The first ship arrived in Boston Harbor on November 28, 1773, and the Sons of Liberty wasted no time in creating an atmosphere of panic in the town. Holding several meetings in the following weeks, patriots resolved that the tea should not be unloaded, for if it was the taxes would be paid. Instead, they insisted that the tea should be sent back on the same ships to England from whence they came. Francis Rotch, the ship owner of the Dartmouth and Beaver was thrown into the middle of the conflict when Samuel Adams and the Boston Committee of Correspondence ordered him to seek a pass first from Richard Harrison, and then on December 16, from the Royal Governor himself.
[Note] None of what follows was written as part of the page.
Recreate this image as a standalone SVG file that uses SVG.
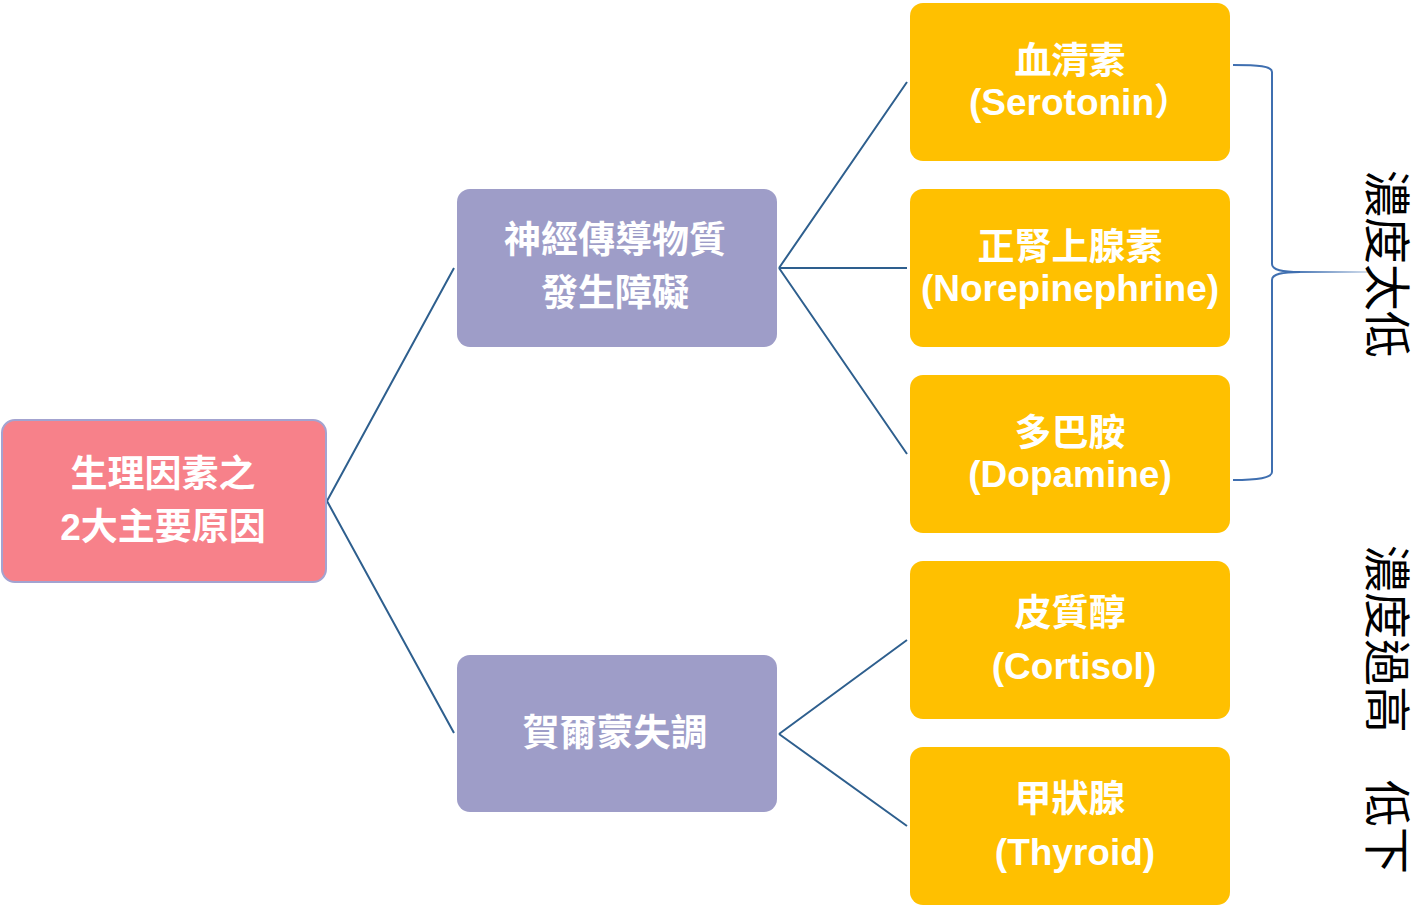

Through it all, John Adams as ever the impartial attorney offered Rotch legal counsel.

Adams Reacts to the Boston Tea Party

But John Adams was not in town the night of December 16, 1773, when patriots took decisive action and destroyed the tea by dumping it into Boston Harbor. When he returned the very next morning, he was shocked that the Sons of Liberty undertook such a foolhardy course, but was nonetheless pleasantly surprised. “There is a Dignity, a Majesty, a Sublimity, in this the last Effort of the Patriots, that I greatly admire” John Adams recorded in his diary. “I can’t but consider it as an Epocha in History.” Eerily prescient of events to come, John Adams questioned how the British Parliament would respond to such a maneuver. After all, the drowning of the East India tea in saltwater was an “Attack upon Property.” “What measures will the ministry take in consequence of this?” Adams wondered. “Will they punish us? How? By quartering troops upon us?—by annulling our Charter? By laying on more duties? By restraining our Trade?” As time would tell, the British Parliament was intent on reprimanding their intractable colonies in the same way as John Adams predicted.